2013年5月9日,「共通番号(マイナンバー)制度」導入法案が9日午後の衆院本会議で採決され,賛成多数で可決され,24日に参院で成立した.

個人情報を一元的に管理・把握するために国民全員に番号をふり,社会保障分野などに活用される予定である.1968年,佐藤内閣の時に,国民総背番号制の導入を目指したわけであるから半世紀近くを要したことになる.現在、基礎年金番号、健康保険被保険者番号、パスポートの番号、納税者番号、運転免許証番号、住民基本台帳カード、雇用保険被保険者番号など各行政機関が個別に番号をつけている.これらの行政サービスを包括する身分証明書は,我が国では存在しなかったが,先進国としてはかなり珍しい例である. これまでの縦割り行政による重複投資が一元化すれば,予算削減に繋がるはずである.このような政治的動きに連動して,設備投資だけでも1兆円,全部で約3兆円といわれる特需を狙ったIT業界の動きも活発化している.

マイナンバー制度に関しては,私は基本的に賛成である.しかし,自分自身の年金問題の経験から,過度の期待はしない方がよいと思うようになった.我々が住民票などで目にするものは「漢字」であるが,漢字が登録される過程で表に出ない「フリガナ」が使われ,それが照合にも利用されているという問題がある.基礎年金における「現況報告」のような簡単なことでも,不都合の原因を見つけるのに四苦八苦した(住基ネット登録時,氏名は漢字で登録されるが,実際は漢字変換に用いるフリガナで照合作業が行なわれるため,フリガナが間違っていると連携がとれないわけである).

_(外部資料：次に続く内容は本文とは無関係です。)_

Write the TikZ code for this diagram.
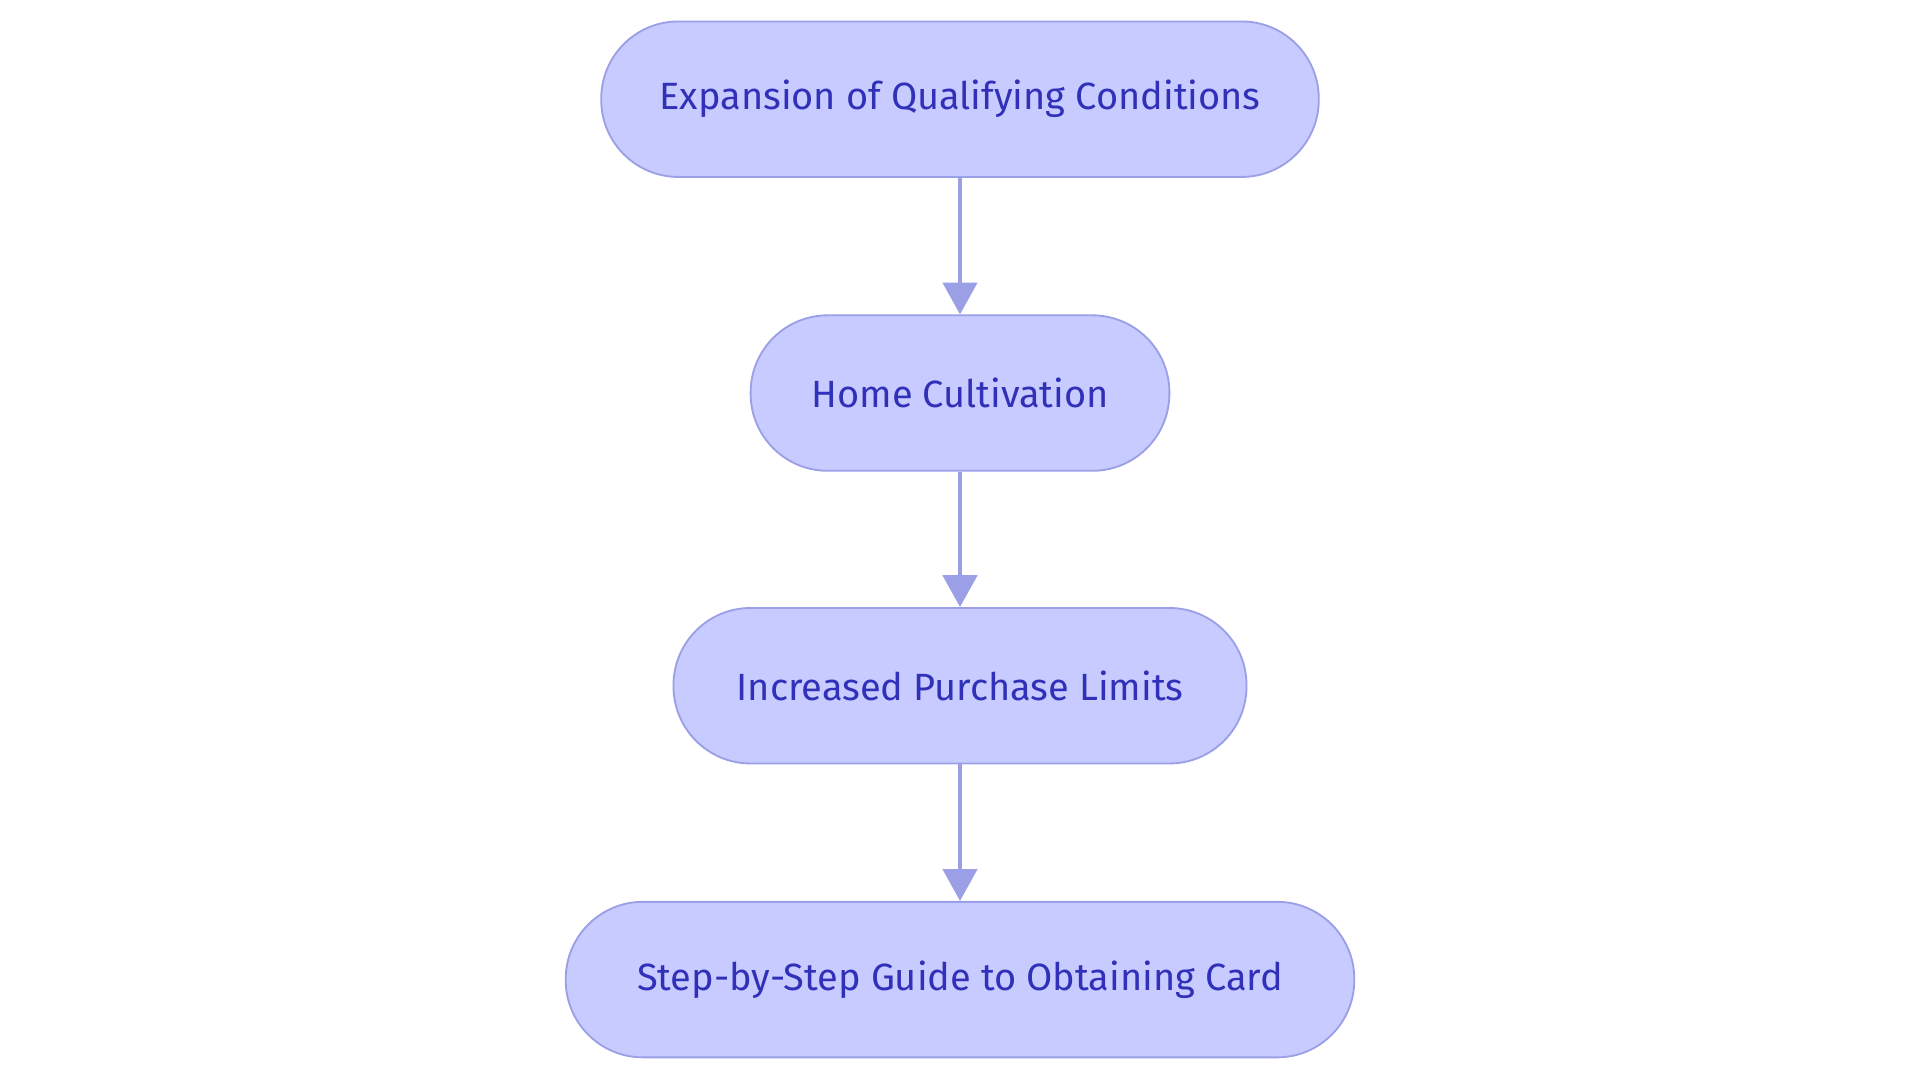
\documentclass[tikz,border=0pt]{standalone}
\usepackage{fontspec}
\setmainfont{Fira Sans}
\usetikzlibrary{arrows.meta}
\definecolor{nfill}{HTML}{C8CBFF}
\definecolor{nline}{HTML}{9A9FE6}
\definecolor{ntext}{HTML}{3030B8}
\begin{document}
\begin{tikzpicture}[x=1pt,y=-1pt,
  box/.style={rounded corners=63pt,draw=nline,line width=1.5pt,fill=nfill,text=ntext,
    font=\fontsize{31}{36}\selectfont,minimum height=127pt,inner sep=0pt,anchor=center},
  arr/.style={draw=nline,line width=3pt,-{Triangle[length=26pt,width=28pt]}}]
\useasboundingbox (0,0) rectangle (1568,884);
\node[box,minimum width=586pt] (a) at (784,81) {Expansion of Qualifying Conditions};
\node[box,minimum width=342pt] (b) at (784,321) {Home Cultivation};
\node[box,minimum width=468pt] (c) at (784,560) {Increased Purchase Limits};
\node[box,minimum width=644pt] (d) at (784,800) {Step-by-Step Guide to Obtaining Card};
\draw[arr] (a) -- (b);
\draw[arr] (b) -- (c);
\draw[arr] (c) -- (d);
\end{tikzpicture}
\end{document}
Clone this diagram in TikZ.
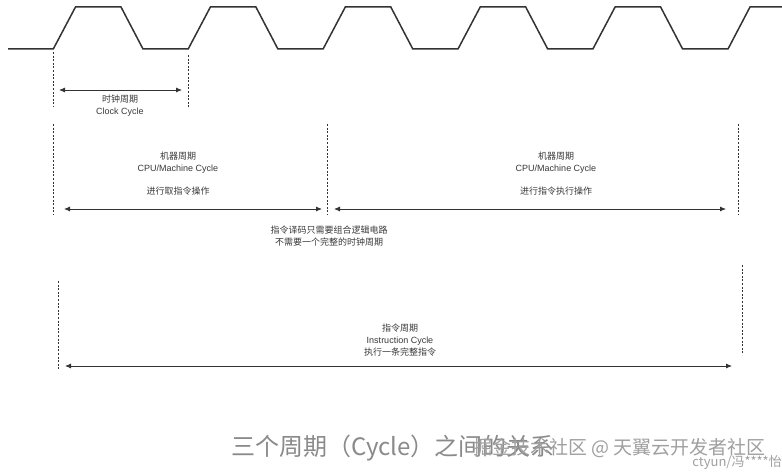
\documentclass[tikz,border=0pt]{standalone}
\usepackage{fontspec}
\setmainfont{Liberation Sans}
\newfontfamily\cjk{Noto Sans CJK SC}
\usetikzlibrary{arrows.meta}
\definecolor{ink}{HTML}{333333}
\definecolor{lab}{HTML}{3A3A3A}
\definecolor{ttl}{HTML}{8A8A8A}
\definecolor{wmk}{HTML}{A0A0A0}
\tikzset{
  wave/.style={draw=ink, line width=1.5pt, line join=miter},
  guide/.style={draw=ink, line width=0.9pt, dash pattern=on 2pt off 1.6pt},
  span/.style={draw=ink, line width=0.8pt, {Latex[length=6pt,width=5pt]}-{Latex[length=6pt,width=5pt]}},
  lbl/.style={text=lab, align=center, inner sep=0pt, font=\fontsize{9}{12}\selectfont},
}
\begin{document}
\begin{tikzpicture}[x=1pt,y=-1pt]
\useasboundingbox (0,0) rectangle (782,473);
\fill[white] (0,0) rectangle (782,473);
% clock waveform
\draw[wave] (8,49) foreach \k in {0,...,4} { -- ({53.3+134.9*\k},49) -- ({75.5+134.9*\k},7) -- ({121+134.9*\k},7) -- ({143+134.9*\k},49) } -- (728,49) -- (750,7) -- (782,7);
% guide coordinates
\coordinate (c1t) at (53,52);  \coordinate (c1b) at (53,107);
\coordinate (c2t) at (188,55); \coordinate (c2b) at (188,107);
\coordinate (m1t) at (53,124); \coordinate (m1b) at (53,215);
\coordinate (m2t) at (327,124); \coordinate (m2b) at (327,215);
\coordinate (m3t) at (738,124); \coordinate (m3b) at (738,215);
\coordinate (i1t) at (58,281); \coordinate (i1b) at (58,370);
\coordinate (i2t) at (742,265); \coordinate (i2b) at (742,355);
\draw[guide] (c1t) -- (c1b);
\draw[guide] (c2t) -- (c2b);
\draw[guide] (m1t) -- (m1b);
\draw[guide] (m2t) -- (m2b);
\draw[guide] (m3t) -- (m3b);
\draw[guide] (i1t) -- (i1b);
\draw[guide] (i2t) -- (i2b);
% arrow end points
\coordinate (a1l) at (59,90);  \coordinate (a1r) at (182,90);
\coordinate (a2l) at (64,209); \coordinate (a2r) at (322,209);
\coordinate (a3l) at (334,209); \coordinate (a3r) at (726,209);
\coordinate (a4l) at (65,366); \coordinate (a4r) at (732,366);
\draw[span] (a1l) -- (a1r);
\draw[span] (a2l) -- (a2r);
\draw[span] (a3l) -- (a3r);
\draw[span] (a4l) -- (a4r);
% labels
\node[lbl] (clk) at (120,106) {{\cjk 时钟周期}\\Clock Cycle};
\node[lbl] (mc1) at (178,163) {{\cjk 机器周期}\\CPU/Machine Cycle};
\node[lbl] (op1) at (178,191) {\cjk 进行取指令操作};
\node[lbl] (mc2) at (556,163) {{\cjk 机器周期}\\CPU/Machine Cycle};
\node[lbl] (op2) at (556,191) {\cjk 进行指令执行操作};
\node[lbl] (dec) at (329,236) {{\cjk 指令译码只需要组合逻辑电路}\\{\cjk 不需要一个完整的时钟周期}};
\node[lbl] (ins) at (400,340) {{\cjk 指令周期}\\Instruction Cycle\\{\cjk 执行一条完整指令}};
% title and watermark
\node[anchor=west, inner sep=0pt, text=ttl, font=\cjk\fontsize{24}{24}\selectfont] (title) at (231,448) {三个周期（Cycle）之间的关系};
\node[anchor=east, inner sep=0pt, text=wmk, font=\cjk\fontsize{19}{19}\selectfont] (wm) at (766,448) {掘金技术社区 @ 天翼云开发者社区};
\node[anchor=east, inner sep=0pt, text=wmk, font=\cjk\fontsize{13}{13}\selectfont] (wm2) at (782,463) {ctyun/冯****怡};
\end{tikzpicture}
\end{document}
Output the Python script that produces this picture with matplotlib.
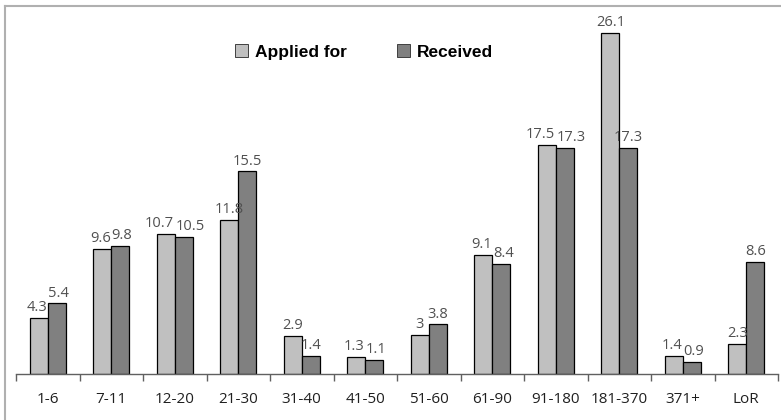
import matplotlib
matplotlib.use("Agg")
import matplotlib.pyplot as plt
import numpy as np
from matplotlib.lines import Line2D
from matplotlib.patches import Patch

categories = ["1-6", "7-11", "12-20", "21-30", "31-40", "41-50",
              "51-60", "61-90", "91-180", "181-370", "371+", "LoR"]
applied_for = [4.3, 9.6, 10.7, 11.8, 2.9, 1.3, 3.0, 9.1, 17.5, 26.1, 1.4, 2.3]
received = [5.4, 9.8, 10.5, 15.5, 1.4, 1.1, 3.8, 8.4, 17.3, 17.3, 0.9, 8.6]
applied_labels = ["4.3", "9.6", "10.7", "11.8", "2.9", "1.3", "3", "9.1",
                  "17.5", "26.1", "1.4", "2.3"]
received_labels = ["5.4", "9.8", "10.5", "15.5", "1.4", "1.1", "3.8", "8.4",
                   "17.3", "17.3", "0.9", "8.6"]

W, H = 781, 420
DPI = 100
fig = plt.figure(figsize=(W / DPI, H / DPI), dpi=DPI)
ax = fig.add_axes([16 / W, (H - 374) / H, (778 - 16) / W, (374 - 8) / H])

x = np.arange(len(categories))
bw = 0.28
light = "#c0c0c0"
dark = "#808080"
ax.bar(x - bw / 2, applied_for, bw, color=light, edgecolor="black", linewidth=0.9)
ax.bar(x + bw / 2, received, bw, color=dark, edgecolor="black", linewidth=0.9)

label_font = dict(family="Open Sans", fontsize=10.5, color="#505050",
                  ha="center", va="bottom")
pairs = []
for xi, a, r, ta, tr in zip(x, applied_for, received, applied_labels, received_labels):
    la = ax.annotate(ta, (xi - bw / 2, a), xytext=(0, 2),
                     textcoords="offset points", **label_font)
    lr = ax.annotate(tr, (xi + bw / 2, r), xytext=(0, 2),
                     textcoords="offset points", **label_font)
    pairs.append((la, lr))

ax.set_xlim(-0.5, len(categories) - 0.5)
ax.set_ylim(0, 28)

for s in ["top", "right", "left"]:
    ax.spines[s].set_visible(False)
ax.spines["bottom"].set_color("#606060")
ax.spines["bottom"].set_linewidth(1.0)
ax.set_yticks([])

ax.set_xticks(x)
ax.set_xticklabels(categories, family="Open Sans", fontsize=11, color="#202020")
ax.tick_params(axis="x", which="major", length=0, pad=13)
ax.set_xticks(np.arange(-0.5, len(categories), 1.0), minor=True)
ax.tick_params(axis="x", which="minor", length=5, width=1.0, color="#606060", direction="out")

handles = [Patch(facecolor=light, edgecolor="#404040", linewidth=0.7),
           Patch(facecolor=dark, edgecolor="#404040", linewidth=0.7)]
leg = ax.legend(handles, ["Applied for", "Received"], ncol=2, frameon=False,
                loc="center", bbox_to_anchor=(0.457, 0.88),
                handlelength=0.75, handleheight=0.75, handletextpad=0.4,
                columnspacing=2.9,
                prop=dict(family="Liberation Sans", weight="bold", size=12.5))

# push apart value labels of a pair when they collide
fig.canvas.draw()
renderer = fig.canvas.get_renderer()
for la, lr in pairs:
    ba = la.get_window_extent(renderer)
    br = lr.get_window_extent(renderer)
    vertical = min(ba.y1, br.y1) - max(ba.y0, br.y0)
    overlap = ba.x1 - br.x0 + 1
    if vertical > 0 and overlap > 0:
        shift = overlap / 2 * 72 / DPI
        la.xyann = (-shift, 2)
        lr.xyann = (shift, 2)

# outer frame edges
fig.add_artist(Line2D([5 / W, 1], [(H - 6) / H, (H - 6) / H], color="#b0b0b0",
                      linewidth=1.5, transform=fig.transFigure))
fig.add_artist(Line2D([5 / W, 5 / W], [0, (H - 6) / H], color="#b0b0b0",
                      linewidth=1.5, transform=fig.transFigure))

fig.savefig("out.png", dpi=DPI)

巨大な情報システムが構築されても利用するのは人間である.「縦割り」を越えたデータ統合,入力ミス,情報漏洩,サイバー攻撃等の人間の問題が数年内に解決できるだろうか,前途多難であることは確実,十年は待たされるということにならないことを祈りたい.

年金問題より基本データが揃っていないため対応できない典型的な例 休眠預金

震災後,長期間利用されていない休眠預金を有効に活用しよう という話が持ち上がったことがある.この話を聞いた人達の多くが「けしからん」と言った.その気持ちは分からないわけではないが,休眠状態の預金を下ろす となると大変な作業が待っていると専門家が説明していた.コンピュータによる電子データとしての管理はまったくなされていないそうである.さらに銀行の再 編 で,存在するはずの紙データがどこにあるのかすぐには分からないとも言っていた.子供の頃住んでいた地方都市のある町の街角に在ったある銀行の支店に足を 運んでも,その銀行は大手に吸収され,銀行名も変わり,今は 学習塾になっていると言った具合である.この例は近くの銀行,信用組合の例である.銀行を特定できても,預金記録を探すのに1週間くらいかかるというか ら,余程の金額でないと引き 出す価値がないということである.この件ではマスコミの報道の仕方が世論を「国はけしからん」という方向に向けてしまった.具体的な払い戻し例を検証し紹 介すべ きである.

被災地におけるICT利活用の取組み

国民総背番号制 - Wikipedia


追記)

薬学系でいち早く情報教育を始めたのは,医薬品情報しか扱えない薬剤師はその作成,保守管理,提供を行うことが主たる任務と考えたからである.災害時の薬歴管理をどのようにするかを主体的に考えておく必要がある.